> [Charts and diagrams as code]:
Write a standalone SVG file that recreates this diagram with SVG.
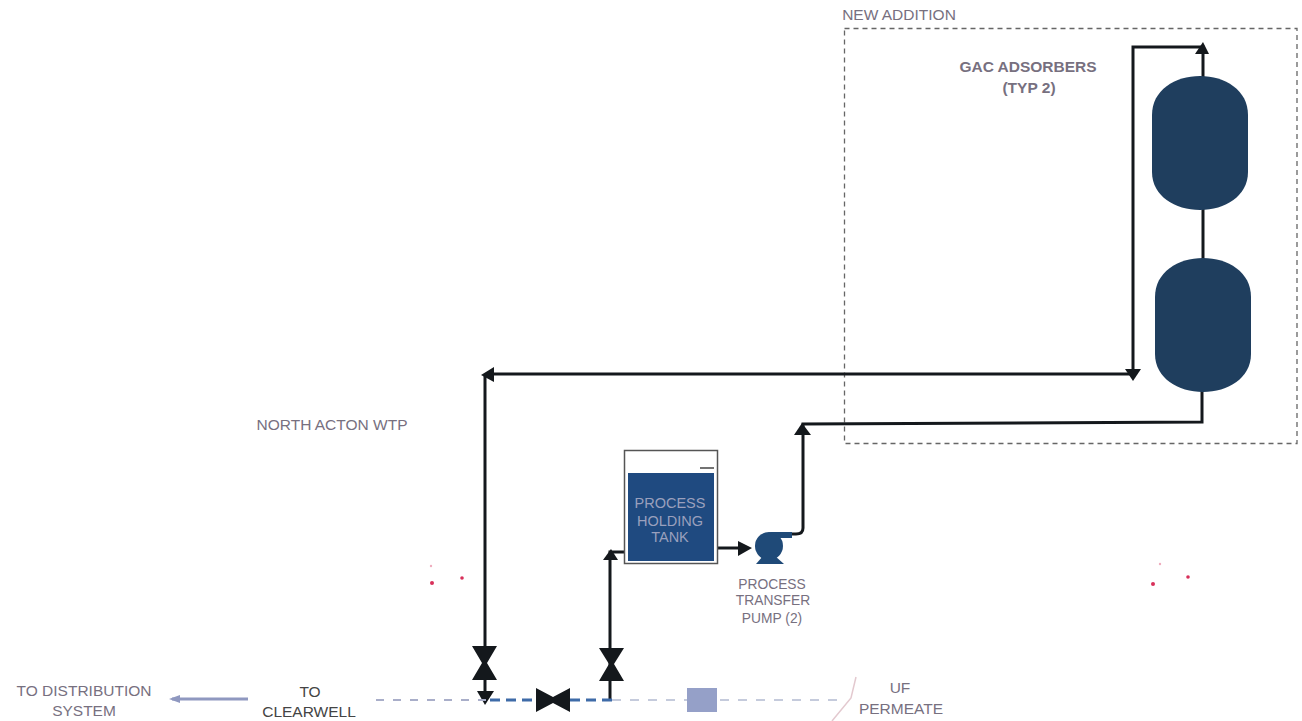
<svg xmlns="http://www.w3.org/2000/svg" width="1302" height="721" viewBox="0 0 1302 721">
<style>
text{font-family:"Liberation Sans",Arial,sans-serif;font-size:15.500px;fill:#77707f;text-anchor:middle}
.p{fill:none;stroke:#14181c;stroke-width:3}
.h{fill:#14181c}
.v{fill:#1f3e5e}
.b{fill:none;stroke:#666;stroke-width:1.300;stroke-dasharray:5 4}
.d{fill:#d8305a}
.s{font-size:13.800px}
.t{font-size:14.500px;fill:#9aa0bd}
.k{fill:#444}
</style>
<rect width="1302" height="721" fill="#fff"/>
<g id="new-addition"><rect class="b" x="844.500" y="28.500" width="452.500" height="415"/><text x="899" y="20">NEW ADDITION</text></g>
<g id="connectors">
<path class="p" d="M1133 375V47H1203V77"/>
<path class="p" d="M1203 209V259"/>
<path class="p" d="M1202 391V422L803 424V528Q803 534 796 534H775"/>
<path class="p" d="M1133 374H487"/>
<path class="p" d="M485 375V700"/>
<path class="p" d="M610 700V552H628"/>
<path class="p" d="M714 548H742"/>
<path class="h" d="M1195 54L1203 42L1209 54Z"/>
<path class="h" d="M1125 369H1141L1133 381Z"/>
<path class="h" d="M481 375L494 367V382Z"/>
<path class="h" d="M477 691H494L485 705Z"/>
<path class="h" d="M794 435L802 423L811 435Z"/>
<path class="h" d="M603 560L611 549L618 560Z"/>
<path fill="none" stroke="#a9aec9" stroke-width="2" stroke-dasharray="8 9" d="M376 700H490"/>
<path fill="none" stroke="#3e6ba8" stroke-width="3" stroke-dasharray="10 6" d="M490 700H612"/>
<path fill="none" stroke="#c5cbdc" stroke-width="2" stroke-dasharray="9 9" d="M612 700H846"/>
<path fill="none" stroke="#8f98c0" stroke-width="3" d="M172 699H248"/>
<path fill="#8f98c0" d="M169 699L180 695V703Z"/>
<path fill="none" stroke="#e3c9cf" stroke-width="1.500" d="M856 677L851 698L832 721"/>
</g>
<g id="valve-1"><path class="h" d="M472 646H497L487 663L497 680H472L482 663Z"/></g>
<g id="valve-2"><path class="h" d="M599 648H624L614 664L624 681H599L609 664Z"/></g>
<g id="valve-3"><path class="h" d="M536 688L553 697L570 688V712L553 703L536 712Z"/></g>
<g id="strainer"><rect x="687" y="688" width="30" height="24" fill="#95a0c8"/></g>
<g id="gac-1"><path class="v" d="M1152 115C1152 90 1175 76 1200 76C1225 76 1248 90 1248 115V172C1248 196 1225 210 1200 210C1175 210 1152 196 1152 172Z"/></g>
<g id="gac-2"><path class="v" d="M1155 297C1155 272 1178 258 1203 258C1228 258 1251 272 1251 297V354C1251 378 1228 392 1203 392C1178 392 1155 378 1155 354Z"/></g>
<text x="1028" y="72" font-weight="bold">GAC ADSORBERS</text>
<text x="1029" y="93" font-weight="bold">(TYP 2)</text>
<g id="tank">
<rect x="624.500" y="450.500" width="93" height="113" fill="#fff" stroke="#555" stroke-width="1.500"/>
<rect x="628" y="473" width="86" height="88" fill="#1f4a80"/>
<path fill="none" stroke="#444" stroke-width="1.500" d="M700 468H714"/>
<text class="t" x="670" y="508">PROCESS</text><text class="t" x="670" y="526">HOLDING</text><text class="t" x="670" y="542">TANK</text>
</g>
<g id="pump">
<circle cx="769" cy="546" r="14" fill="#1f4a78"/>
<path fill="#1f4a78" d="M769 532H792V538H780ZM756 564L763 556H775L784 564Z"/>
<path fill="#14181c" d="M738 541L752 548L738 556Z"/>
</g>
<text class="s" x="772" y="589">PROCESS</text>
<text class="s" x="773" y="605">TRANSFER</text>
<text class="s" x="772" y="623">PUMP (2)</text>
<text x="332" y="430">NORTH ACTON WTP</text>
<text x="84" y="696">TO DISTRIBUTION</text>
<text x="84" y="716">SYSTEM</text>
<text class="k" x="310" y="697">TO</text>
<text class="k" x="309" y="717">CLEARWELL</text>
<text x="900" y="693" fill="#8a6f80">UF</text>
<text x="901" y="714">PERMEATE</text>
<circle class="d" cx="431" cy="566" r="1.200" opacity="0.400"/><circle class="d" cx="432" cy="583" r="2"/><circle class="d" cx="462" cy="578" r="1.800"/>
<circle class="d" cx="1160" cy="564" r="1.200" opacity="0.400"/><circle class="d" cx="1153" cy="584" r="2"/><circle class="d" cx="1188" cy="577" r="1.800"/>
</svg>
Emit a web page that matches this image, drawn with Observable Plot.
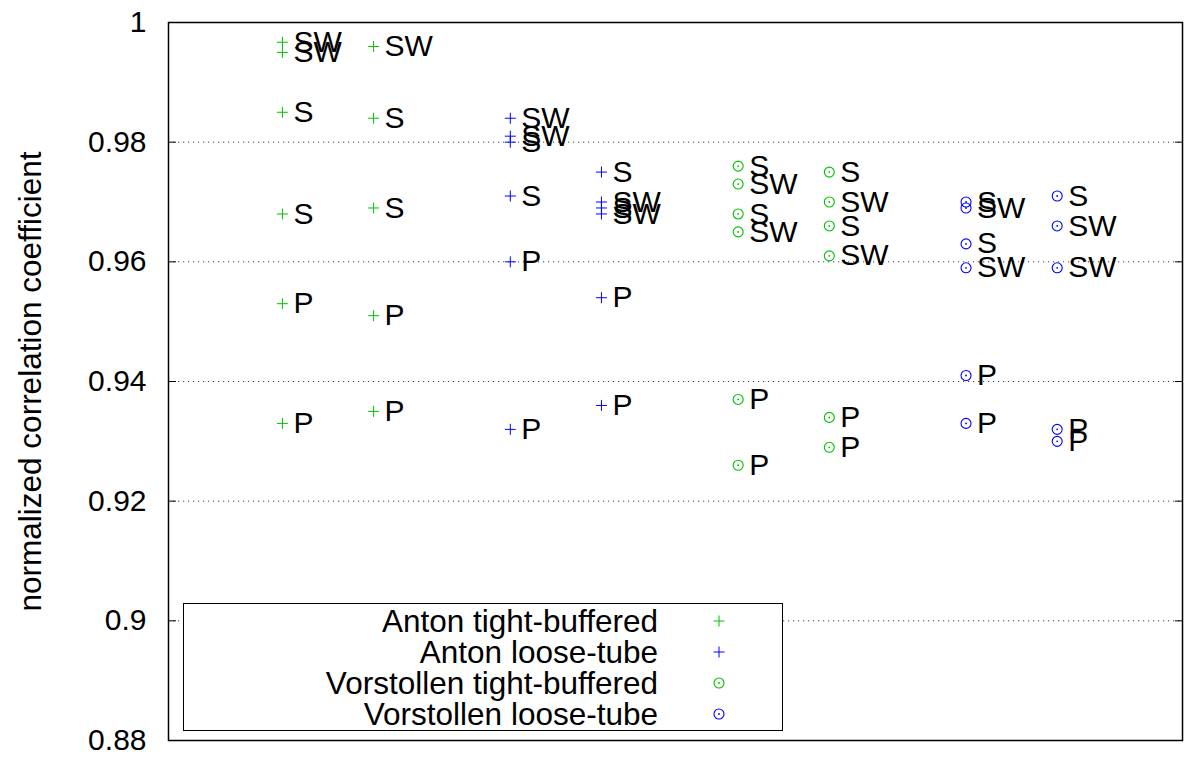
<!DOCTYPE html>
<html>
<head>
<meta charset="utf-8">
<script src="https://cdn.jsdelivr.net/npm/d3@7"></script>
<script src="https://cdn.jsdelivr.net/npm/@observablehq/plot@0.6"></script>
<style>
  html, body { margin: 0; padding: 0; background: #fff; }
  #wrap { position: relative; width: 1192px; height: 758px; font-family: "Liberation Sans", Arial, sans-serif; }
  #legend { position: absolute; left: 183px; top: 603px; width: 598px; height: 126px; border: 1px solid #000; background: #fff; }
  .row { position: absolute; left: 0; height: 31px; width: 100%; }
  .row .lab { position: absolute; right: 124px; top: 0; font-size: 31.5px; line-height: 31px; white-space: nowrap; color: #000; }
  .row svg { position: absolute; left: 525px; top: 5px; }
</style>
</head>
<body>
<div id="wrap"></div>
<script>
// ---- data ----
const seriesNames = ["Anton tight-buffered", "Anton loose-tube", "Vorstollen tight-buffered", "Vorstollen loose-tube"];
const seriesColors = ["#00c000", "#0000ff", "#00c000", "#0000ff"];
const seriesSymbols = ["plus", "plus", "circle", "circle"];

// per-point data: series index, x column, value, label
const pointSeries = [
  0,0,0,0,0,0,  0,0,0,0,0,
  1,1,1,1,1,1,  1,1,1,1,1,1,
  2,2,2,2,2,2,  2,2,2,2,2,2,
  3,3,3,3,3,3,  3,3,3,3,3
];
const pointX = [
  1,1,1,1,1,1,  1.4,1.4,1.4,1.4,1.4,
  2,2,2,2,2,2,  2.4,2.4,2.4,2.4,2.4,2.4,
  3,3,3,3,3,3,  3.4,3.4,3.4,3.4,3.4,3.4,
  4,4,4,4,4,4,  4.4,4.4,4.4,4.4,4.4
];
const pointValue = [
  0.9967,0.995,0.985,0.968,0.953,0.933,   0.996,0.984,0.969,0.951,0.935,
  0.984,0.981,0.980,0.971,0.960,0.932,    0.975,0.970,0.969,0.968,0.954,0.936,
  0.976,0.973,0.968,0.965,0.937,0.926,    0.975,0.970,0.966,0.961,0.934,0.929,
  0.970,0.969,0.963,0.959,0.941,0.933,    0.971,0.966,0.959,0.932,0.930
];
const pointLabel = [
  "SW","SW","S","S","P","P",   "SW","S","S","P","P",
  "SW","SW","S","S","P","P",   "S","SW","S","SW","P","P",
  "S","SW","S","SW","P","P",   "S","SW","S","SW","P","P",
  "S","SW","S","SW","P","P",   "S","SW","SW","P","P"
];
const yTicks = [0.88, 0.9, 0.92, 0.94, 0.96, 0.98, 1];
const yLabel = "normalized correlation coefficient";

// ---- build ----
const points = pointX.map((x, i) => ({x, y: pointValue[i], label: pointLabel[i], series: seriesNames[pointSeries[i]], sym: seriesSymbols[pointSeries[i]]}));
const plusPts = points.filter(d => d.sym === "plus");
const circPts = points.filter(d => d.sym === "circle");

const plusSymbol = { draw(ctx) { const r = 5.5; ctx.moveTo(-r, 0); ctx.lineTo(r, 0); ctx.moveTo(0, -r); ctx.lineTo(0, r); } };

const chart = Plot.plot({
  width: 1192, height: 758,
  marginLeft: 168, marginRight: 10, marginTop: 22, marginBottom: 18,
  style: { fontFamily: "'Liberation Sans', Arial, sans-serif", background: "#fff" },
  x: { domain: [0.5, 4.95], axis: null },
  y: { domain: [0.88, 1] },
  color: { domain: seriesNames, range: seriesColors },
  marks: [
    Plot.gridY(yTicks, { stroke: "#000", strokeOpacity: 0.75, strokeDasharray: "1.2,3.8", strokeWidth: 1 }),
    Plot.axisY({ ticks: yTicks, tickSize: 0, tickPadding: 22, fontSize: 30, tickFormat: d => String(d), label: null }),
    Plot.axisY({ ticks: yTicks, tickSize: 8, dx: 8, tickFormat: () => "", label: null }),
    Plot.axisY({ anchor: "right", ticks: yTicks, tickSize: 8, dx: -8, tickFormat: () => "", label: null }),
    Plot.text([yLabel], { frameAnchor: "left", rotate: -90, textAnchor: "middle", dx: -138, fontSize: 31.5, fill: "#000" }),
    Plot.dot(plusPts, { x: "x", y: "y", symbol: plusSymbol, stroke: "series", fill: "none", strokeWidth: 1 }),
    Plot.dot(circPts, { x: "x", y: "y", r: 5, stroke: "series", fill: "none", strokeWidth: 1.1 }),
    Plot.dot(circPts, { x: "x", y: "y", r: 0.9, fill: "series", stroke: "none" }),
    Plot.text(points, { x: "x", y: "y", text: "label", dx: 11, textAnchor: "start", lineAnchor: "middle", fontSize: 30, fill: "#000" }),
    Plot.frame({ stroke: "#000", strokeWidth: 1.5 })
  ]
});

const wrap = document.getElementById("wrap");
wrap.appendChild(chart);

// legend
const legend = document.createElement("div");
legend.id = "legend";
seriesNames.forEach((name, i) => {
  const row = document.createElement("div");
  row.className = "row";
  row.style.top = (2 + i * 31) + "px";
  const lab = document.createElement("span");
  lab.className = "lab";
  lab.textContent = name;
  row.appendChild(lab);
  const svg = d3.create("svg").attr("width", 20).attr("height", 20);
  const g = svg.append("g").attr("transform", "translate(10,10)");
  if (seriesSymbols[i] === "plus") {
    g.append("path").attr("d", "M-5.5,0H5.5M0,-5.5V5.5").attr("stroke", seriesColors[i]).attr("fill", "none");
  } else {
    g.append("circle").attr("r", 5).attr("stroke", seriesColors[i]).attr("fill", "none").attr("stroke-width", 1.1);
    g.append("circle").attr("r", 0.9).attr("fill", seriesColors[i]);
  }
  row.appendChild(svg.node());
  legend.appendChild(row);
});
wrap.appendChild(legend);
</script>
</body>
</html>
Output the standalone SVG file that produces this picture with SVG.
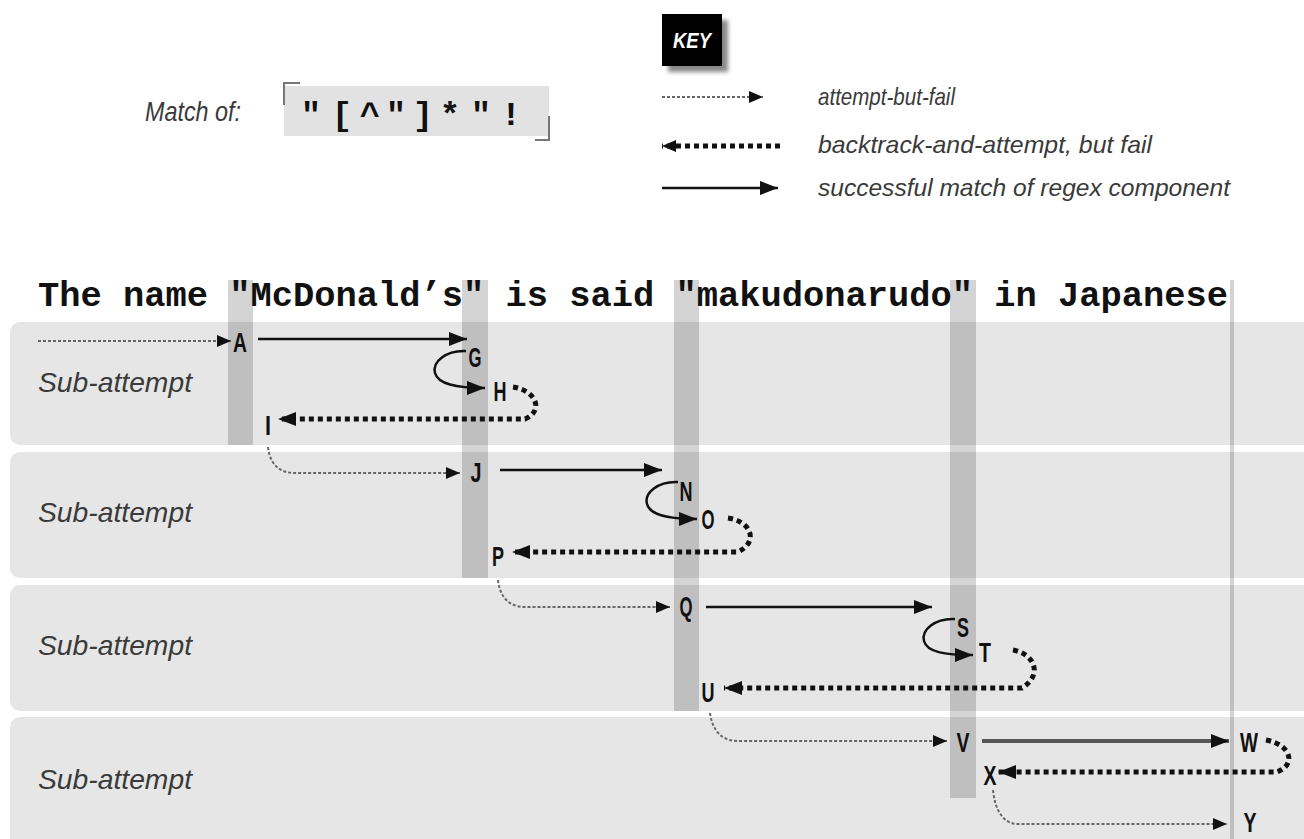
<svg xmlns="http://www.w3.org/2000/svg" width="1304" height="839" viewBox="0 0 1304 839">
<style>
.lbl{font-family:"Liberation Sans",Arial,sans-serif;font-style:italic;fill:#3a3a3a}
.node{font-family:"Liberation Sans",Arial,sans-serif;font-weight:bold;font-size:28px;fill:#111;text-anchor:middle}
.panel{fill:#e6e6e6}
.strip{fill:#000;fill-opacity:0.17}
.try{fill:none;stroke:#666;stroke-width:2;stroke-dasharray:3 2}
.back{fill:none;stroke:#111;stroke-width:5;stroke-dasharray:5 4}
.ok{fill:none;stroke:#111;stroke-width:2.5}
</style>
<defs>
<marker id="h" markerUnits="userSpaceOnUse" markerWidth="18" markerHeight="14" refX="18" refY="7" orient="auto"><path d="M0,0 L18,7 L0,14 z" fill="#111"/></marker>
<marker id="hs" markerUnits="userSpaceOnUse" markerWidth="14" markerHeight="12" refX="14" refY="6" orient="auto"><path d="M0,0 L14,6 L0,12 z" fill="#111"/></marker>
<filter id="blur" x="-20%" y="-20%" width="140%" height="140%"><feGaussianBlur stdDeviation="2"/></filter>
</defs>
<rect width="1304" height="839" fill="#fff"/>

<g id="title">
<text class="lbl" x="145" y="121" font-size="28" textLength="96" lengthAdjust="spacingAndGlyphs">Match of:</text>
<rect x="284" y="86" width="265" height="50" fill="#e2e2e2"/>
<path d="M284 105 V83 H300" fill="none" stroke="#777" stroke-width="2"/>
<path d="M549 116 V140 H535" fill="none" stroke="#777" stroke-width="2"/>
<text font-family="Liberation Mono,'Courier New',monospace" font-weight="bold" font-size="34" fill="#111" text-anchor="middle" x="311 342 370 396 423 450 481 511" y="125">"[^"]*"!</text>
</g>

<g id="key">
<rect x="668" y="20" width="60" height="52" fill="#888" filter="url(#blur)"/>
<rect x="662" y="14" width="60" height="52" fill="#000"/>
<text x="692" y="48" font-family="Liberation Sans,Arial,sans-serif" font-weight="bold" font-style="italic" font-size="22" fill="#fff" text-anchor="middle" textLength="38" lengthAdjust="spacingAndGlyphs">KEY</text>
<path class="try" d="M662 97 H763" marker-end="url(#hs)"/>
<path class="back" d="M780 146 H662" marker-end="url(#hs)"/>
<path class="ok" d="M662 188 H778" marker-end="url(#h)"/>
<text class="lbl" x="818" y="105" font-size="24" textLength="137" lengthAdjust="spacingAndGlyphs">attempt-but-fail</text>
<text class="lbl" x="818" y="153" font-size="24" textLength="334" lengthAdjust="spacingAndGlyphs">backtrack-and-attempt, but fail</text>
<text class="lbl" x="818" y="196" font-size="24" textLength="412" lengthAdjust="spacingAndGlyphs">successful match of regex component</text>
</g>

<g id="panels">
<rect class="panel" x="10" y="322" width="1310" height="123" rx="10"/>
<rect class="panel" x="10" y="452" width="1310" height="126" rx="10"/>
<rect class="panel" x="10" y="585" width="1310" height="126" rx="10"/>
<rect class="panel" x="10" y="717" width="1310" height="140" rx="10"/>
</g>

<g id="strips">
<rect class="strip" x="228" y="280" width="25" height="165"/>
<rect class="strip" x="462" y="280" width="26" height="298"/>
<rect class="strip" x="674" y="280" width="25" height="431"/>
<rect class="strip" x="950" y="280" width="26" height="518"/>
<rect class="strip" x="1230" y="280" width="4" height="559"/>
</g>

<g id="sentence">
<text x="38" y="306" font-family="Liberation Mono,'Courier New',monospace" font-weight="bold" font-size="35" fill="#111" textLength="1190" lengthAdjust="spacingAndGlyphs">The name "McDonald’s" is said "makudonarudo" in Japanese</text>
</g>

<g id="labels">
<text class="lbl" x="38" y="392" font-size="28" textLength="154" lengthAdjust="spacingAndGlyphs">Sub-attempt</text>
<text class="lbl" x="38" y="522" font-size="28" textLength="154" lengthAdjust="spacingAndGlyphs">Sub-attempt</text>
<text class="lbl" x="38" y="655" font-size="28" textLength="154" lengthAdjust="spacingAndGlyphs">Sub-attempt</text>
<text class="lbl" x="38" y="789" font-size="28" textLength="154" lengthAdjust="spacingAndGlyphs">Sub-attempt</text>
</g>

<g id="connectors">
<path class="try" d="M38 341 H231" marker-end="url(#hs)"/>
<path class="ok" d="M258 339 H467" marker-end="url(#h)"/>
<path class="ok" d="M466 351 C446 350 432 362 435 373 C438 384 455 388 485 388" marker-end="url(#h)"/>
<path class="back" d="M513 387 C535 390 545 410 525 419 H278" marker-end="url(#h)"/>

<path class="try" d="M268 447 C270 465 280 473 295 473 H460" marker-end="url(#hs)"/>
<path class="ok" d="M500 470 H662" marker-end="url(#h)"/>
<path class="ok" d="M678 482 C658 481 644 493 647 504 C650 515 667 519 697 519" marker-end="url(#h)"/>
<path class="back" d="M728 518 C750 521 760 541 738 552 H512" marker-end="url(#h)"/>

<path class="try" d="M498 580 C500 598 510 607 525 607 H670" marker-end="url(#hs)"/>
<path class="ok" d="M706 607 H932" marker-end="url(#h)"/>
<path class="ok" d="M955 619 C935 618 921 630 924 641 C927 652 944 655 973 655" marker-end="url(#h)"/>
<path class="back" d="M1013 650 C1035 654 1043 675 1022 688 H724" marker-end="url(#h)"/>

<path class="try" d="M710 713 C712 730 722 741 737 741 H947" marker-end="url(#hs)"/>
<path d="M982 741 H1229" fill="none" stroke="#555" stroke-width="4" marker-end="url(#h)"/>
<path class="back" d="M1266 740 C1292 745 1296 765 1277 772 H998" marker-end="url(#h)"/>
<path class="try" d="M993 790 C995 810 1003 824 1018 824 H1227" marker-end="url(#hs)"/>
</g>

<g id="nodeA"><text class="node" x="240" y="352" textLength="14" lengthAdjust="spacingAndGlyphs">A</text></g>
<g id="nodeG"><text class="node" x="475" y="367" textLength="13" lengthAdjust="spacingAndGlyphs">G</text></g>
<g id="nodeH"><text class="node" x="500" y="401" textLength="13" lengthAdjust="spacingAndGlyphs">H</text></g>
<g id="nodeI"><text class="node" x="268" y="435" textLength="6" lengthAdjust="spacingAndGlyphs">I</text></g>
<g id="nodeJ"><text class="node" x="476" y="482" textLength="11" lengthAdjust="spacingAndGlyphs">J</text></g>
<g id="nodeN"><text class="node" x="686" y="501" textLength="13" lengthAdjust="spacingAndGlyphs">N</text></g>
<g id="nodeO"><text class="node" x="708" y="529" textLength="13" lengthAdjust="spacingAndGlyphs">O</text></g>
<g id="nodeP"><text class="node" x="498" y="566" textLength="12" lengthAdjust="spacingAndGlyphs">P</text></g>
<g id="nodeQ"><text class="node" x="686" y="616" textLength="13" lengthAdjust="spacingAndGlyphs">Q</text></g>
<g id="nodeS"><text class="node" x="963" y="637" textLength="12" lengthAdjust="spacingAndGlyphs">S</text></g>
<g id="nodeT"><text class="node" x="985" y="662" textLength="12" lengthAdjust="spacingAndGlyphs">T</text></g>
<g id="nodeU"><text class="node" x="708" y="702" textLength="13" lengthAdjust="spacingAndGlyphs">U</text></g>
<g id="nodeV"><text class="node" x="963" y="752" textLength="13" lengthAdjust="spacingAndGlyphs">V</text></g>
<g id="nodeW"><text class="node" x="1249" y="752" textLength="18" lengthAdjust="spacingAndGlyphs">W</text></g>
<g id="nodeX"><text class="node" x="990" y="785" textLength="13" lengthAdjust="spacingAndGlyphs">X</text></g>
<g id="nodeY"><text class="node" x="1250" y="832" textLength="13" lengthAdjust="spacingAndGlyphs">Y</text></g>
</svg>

> [PROBLEM REQUIREMENTS]: Which lines include the word "file"? Copy every one of them.

> [EXERCISE RESULT]:
Write a standalone SVG file that recreates this diagram with SVG.
Output the standalone SVG file that produces this picture with SVG.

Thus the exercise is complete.